From the very first line of the data to the line containing "y_ticks = [0, 10000, 20000, 30000, 40000]", retype everything exactly, leaving the pictures behind.
===== DATA
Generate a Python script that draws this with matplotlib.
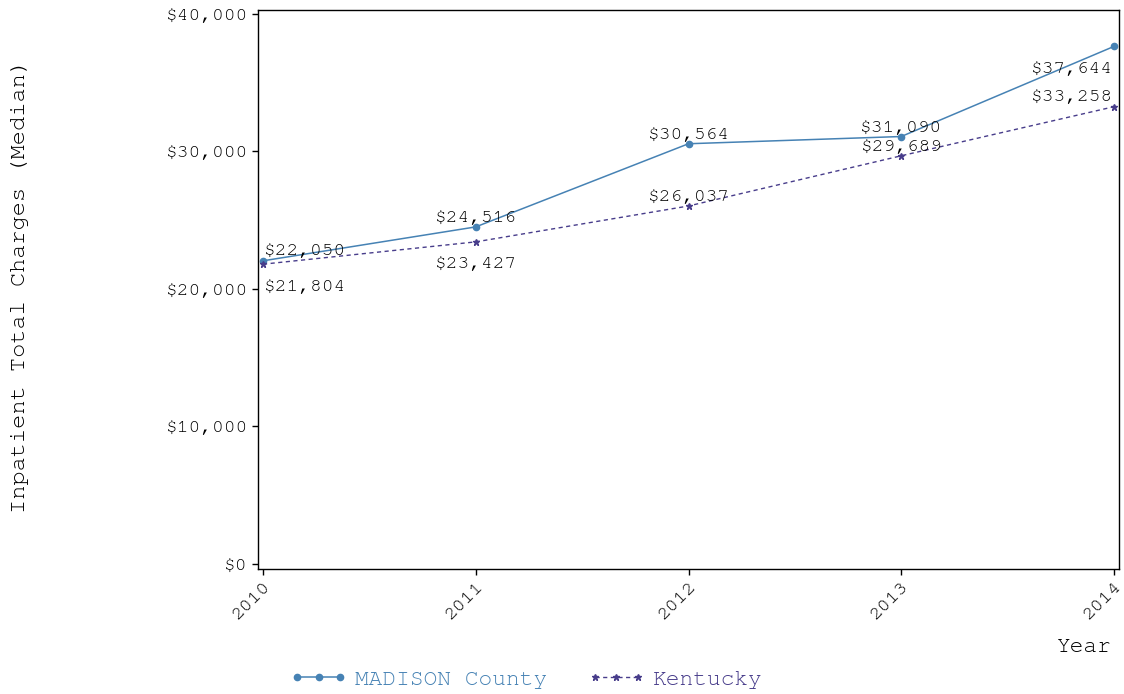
import matplotlib
matplotlib.use("Agg")
import matplotlib.pyplot as plt
from matplotlib.ticker import FuncFormatter

plt.rc("font", family=["FreeMono", "Liberation Mono", "DejaVu Sans Mono"])

years = [2010, 2011, 2012, 2013, 2014]
madison = [22050, 24516, 30564, 31090, 37644]
kentucky = [21804, 23427, 26037, 29689, 33258]
y_ticks = [0, 10000, 20000, 30000, 40000]

# label placement (pixel offsets, alignment) for each point
madison_lbl = [((1, 10), "left"), ((0, 9), "center"), ((0, 9), "center"),
               ((0, 9), "center"), ((-1, -22), "right")]
kentucky_lbl = [((1, -22), "left"), ((0, -22), "center"), ((0, 9), "center"),
                ((0, 9), "center"), ((-1, 10), "right")]

c_mad = "#4682b4"
c_ky = "#483d8b"

W, H = 1124, 694
fig = plt.figure(figsize=(W / 100, H / 100), dpi=100)
ax = fig.add_axes([258 / W, 1 - 569 / H, (1119 - 258) / W, (569 - 10) / H])

ax.plot(years, madison, color=c_mad, lw=1.1, marker="o", ms=4.5,
        label="MADISON County")
ax.plot(years, kentucky, color=c_ky, lw=1.0, ls=(0, (3, 2.5)), marker="*",
        ms=4.5, label="Kentucky")

money = lambda v: f"${v:,.0f}"
for series, lbls in ((madison, madison_lbl), (kentucky, kentucky_lbl)):
    for x, v, (off, ha) in zip(years, series, lbls):
        ax.annotate(money(v), (x, v), xytext=off, textcoords="offset pixels",
                    ha=ha, va="center", fontsize=14, color="black")

ax.set_xlim(2010 - 0.0235, 2014 + 0.0235)
ax.set_ylim(-364, 40291)
ax.set_xticks(years)
ax.set_yticks(y_ticks)
ax.yaxis.set_major_formatter(FuncFormatter(lambda v, p: money(v)))
ax.tick_params(labelsize=14, length=4, width=1, colors="black")
for lab in ax.get_xticklabels():
    lab.set_rotation(45)
    lab.set_ha("right")
    lab.set_va("top")
    lab.set_rotation_mode("anchor")
for s in ax.spines.values():
    s.set_linewidth(1)

fig.text(20 / W, 1 - 286 / H, "Inpatient Total Charges (Median)",
         rotation=90, ha="center", va="center", fontsize=17, color="black")
fig.text(1112 / W, 1 - 647 / H, "Year", ha="right", va="center",
         fontsize=16.5, color="black")

leg = fig.legend(loc="center left", bbox_to_anchor=(290 / W, 1 - 679 / H),
                 ncol=2, frameon=False, fontsize=16.5, numpoints=3,
                 handlelength=2.5, handletextpad=0.35, columnspacing=1.75,
                 borderaxespad=0, borderpad=0)
for txt, c in zip(leg.get_texts(), [c_mad, c_ky]):
    txt.set_color(c)

fig.savefig("out.png", dpi=100)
==========
◆ TASK OUTPUT ◆
Generate a Python script that draws this with matplotlib.
import matplotlib
matplotlib.use("Agg")
import matplotlib.pyplot as plt
from matplotlib.ticker import FuncFormatter

plt.rc("font", family=["FreeMono", "Liberation Mono", "DejaVu Sans Mono"])

years = [2010, 2011, 2012, 2013, 2014]
madison = [22050, 24516, 30564, 31090, 37644]
kentucky = [21804, 23427, 26037, 29689, 33258]
y_ticks = [0, 10000, 20000, 30000, 40000]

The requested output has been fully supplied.